Pictures are to be left out. Copy exactly the lines from the one containing "Output the Python" to the one containing "23.96, 23.96, 23.96]", both ends kept.

(Plotting code records)
┌──
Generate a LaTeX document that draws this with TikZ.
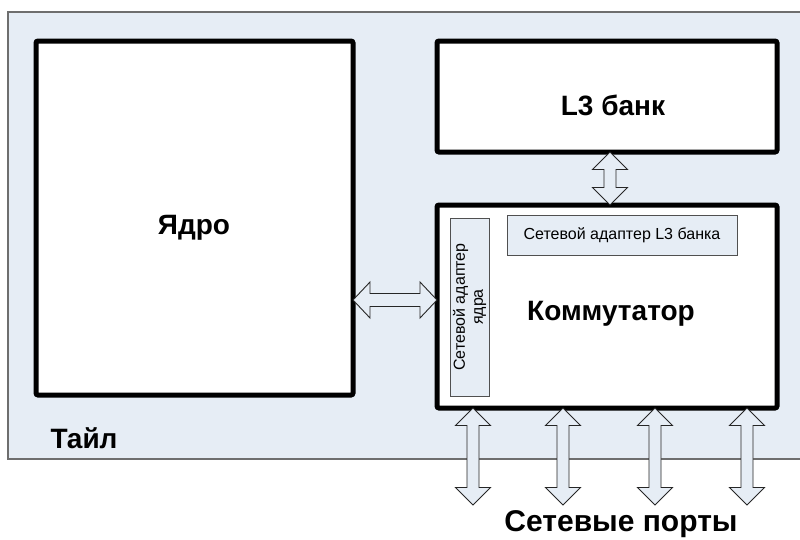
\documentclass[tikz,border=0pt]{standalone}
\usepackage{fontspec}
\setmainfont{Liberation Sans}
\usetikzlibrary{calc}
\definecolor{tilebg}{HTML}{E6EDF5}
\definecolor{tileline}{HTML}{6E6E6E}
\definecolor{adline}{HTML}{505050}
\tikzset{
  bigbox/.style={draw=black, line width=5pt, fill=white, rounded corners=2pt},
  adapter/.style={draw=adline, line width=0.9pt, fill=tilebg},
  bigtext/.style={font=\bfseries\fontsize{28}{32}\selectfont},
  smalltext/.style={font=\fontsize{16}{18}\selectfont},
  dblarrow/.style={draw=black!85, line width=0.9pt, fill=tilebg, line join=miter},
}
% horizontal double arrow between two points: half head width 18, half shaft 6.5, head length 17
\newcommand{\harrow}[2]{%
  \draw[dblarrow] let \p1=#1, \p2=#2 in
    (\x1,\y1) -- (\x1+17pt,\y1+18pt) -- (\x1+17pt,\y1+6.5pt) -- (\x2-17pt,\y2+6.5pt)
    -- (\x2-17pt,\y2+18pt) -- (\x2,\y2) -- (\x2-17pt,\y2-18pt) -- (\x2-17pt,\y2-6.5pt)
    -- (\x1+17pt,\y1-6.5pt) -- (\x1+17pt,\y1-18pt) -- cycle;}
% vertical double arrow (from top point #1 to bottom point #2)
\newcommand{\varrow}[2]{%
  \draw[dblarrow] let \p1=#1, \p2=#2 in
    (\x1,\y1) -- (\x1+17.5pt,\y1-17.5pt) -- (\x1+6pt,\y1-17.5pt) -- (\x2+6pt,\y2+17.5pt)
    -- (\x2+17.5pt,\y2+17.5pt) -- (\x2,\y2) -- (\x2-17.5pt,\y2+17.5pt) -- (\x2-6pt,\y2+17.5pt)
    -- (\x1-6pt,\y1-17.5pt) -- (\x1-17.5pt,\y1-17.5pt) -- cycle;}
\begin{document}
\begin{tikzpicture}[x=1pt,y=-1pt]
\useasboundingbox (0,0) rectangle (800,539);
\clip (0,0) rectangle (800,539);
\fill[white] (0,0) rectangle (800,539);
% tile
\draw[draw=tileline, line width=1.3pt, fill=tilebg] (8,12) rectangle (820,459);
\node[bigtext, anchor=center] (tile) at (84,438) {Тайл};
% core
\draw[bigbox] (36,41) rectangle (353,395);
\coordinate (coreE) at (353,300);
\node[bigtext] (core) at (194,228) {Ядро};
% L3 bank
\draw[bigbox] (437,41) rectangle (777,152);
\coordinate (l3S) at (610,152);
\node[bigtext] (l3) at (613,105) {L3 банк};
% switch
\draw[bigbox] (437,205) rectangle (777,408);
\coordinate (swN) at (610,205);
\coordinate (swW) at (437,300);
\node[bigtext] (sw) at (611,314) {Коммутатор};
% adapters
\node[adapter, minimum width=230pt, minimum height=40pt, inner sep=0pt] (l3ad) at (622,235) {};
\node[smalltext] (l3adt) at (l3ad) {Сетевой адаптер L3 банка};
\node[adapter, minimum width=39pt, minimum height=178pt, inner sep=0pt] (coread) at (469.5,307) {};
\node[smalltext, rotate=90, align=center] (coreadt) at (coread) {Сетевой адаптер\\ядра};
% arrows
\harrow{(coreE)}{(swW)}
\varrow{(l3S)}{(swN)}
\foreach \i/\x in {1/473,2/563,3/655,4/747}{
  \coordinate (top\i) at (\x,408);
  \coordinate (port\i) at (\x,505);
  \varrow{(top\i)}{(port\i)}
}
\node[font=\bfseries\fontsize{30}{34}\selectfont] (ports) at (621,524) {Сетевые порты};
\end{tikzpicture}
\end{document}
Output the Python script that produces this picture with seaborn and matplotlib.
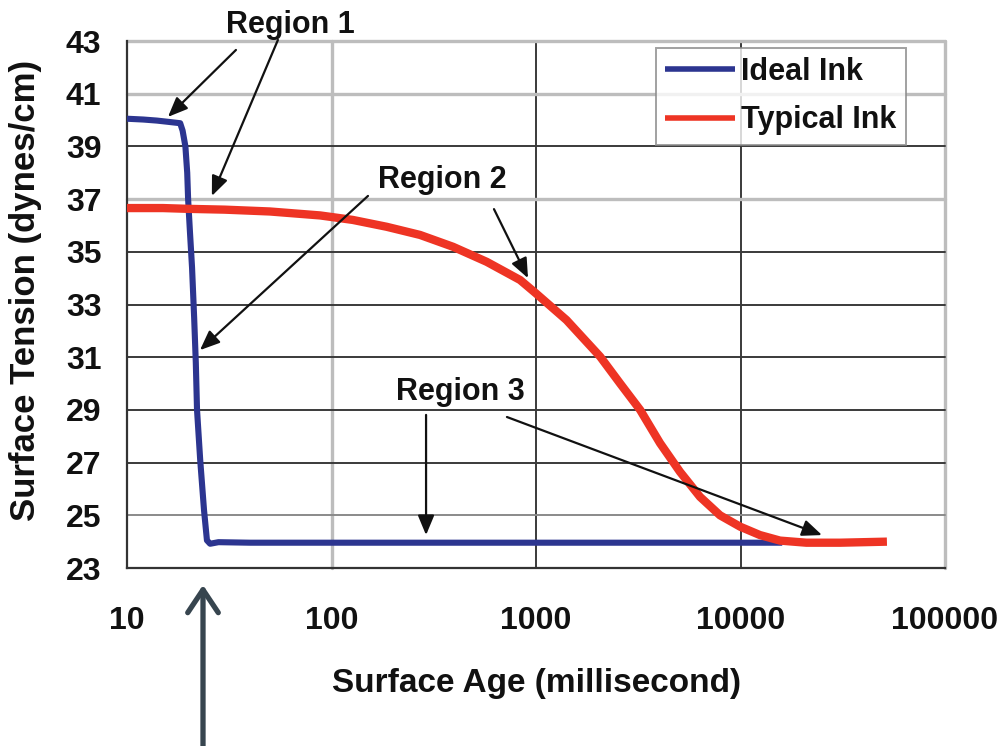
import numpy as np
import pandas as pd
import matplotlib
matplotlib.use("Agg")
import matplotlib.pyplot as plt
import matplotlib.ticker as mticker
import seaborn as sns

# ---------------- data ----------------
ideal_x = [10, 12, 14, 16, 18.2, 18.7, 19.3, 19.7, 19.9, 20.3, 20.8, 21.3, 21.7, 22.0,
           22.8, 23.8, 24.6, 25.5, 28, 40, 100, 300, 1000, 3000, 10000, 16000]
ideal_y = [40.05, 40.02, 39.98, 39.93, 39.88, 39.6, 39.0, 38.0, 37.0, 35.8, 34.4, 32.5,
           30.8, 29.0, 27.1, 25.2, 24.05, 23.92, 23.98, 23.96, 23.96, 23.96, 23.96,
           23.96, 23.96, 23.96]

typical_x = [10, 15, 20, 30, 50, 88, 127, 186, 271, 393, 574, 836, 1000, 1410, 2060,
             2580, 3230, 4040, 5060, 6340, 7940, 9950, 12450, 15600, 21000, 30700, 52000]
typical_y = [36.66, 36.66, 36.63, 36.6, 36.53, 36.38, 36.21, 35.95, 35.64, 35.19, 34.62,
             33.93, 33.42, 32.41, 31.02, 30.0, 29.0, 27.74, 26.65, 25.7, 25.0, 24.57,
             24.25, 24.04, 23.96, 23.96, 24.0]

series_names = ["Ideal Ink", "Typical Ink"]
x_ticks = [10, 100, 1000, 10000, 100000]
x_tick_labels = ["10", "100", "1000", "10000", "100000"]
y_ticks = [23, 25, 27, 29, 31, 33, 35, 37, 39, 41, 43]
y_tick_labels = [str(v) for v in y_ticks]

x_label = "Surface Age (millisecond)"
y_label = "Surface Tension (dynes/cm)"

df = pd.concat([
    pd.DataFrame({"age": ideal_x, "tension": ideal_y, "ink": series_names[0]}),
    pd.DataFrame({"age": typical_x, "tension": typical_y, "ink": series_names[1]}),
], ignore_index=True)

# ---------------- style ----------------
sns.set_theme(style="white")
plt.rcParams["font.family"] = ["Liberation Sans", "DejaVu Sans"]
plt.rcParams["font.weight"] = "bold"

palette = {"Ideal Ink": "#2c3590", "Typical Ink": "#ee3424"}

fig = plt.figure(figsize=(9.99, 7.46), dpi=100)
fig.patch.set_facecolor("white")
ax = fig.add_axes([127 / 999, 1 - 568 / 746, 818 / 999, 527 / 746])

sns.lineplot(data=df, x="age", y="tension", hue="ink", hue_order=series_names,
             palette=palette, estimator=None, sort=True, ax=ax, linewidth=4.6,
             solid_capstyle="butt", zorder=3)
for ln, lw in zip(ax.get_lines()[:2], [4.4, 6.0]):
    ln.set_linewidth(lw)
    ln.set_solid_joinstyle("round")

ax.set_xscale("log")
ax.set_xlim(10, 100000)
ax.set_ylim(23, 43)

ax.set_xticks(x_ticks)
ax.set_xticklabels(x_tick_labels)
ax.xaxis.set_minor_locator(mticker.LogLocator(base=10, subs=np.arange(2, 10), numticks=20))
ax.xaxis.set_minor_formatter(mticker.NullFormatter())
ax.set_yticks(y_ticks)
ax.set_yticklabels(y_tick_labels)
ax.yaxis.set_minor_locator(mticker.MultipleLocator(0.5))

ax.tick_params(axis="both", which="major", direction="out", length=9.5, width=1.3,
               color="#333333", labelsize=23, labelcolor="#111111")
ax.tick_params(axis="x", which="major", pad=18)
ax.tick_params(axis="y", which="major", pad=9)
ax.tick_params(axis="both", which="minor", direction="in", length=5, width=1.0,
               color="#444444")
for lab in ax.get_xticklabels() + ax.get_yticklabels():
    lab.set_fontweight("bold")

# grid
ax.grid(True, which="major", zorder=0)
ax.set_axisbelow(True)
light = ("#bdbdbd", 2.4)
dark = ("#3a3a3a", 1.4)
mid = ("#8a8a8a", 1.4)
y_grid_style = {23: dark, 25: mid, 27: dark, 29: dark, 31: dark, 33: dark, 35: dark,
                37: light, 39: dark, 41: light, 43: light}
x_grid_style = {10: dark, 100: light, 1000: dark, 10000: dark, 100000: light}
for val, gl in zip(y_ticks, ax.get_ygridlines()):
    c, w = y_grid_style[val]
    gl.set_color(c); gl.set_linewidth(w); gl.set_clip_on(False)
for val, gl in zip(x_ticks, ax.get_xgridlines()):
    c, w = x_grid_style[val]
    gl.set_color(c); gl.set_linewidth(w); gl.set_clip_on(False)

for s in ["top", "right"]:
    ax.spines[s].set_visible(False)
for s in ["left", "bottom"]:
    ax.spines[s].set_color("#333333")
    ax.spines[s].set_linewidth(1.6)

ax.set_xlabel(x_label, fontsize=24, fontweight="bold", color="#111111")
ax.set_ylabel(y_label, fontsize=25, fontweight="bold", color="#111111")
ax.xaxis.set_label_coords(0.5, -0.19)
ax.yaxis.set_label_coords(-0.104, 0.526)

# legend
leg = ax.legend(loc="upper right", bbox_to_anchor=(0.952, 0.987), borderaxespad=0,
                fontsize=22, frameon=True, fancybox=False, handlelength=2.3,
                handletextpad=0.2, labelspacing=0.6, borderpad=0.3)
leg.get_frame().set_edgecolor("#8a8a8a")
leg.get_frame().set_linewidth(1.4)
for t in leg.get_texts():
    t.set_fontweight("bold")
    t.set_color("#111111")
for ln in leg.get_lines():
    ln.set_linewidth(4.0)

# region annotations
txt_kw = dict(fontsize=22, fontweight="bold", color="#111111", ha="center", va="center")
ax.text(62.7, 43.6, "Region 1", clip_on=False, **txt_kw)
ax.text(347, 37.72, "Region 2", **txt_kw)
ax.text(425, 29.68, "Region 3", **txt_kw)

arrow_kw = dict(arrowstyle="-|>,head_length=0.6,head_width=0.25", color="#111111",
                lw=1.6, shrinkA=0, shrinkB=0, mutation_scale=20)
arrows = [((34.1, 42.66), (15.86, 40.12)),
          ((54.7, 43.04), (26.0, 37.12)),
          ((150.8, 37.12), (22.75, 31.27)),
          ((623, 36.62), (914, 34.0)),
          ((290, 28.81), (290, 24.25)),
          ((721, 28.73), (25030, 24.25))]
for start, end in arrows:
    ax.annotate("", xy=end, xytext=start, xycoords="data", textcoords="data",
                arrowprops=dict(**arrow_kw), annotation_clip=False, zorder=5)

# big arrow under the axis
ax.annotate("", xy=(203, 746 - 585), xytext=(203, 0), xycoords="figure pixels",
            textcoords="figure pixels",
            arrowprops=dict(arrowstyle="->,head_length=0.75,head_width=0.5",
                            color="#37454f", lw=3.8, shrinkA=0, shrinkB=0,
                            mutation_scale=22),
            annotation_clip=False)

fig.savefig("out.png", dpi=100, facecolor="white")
└──
> **Answer in full**:
Output the Python script that produces this picture with seaborn and matplotlib.
import numpy as np
import pandas as pd
import matplotlib
matplotlib.use("Agg")
import matplotlib.pyplot as plt
import matplotlib.ticker as mticker
import seaborn as sns

# ---------------- data ----------------
ideal_x = [10, 12, 14, 16, 18.2, 18.7, 19.3, 19.7, 19.9, 20.3, 20.8, 21.3, 21.7, 22.0,
           22.8, 23.8, 24.6, 25.5, 28, 40, 100, 300, 1000, 3000, 10000, 16000]
ideal_y = [40.05, 40.02, 39.98, 39.93, 39.88, 39.6, 39.0, 38.0, 37.0, 35.8, 34.4, 32.5,
           30.8, 29.0, 27.1, 25.2, 24.05, 23.92, 23.98, 23.96, 23.96, 23.96, 23.96,
           23.96, 23.96, 23.96]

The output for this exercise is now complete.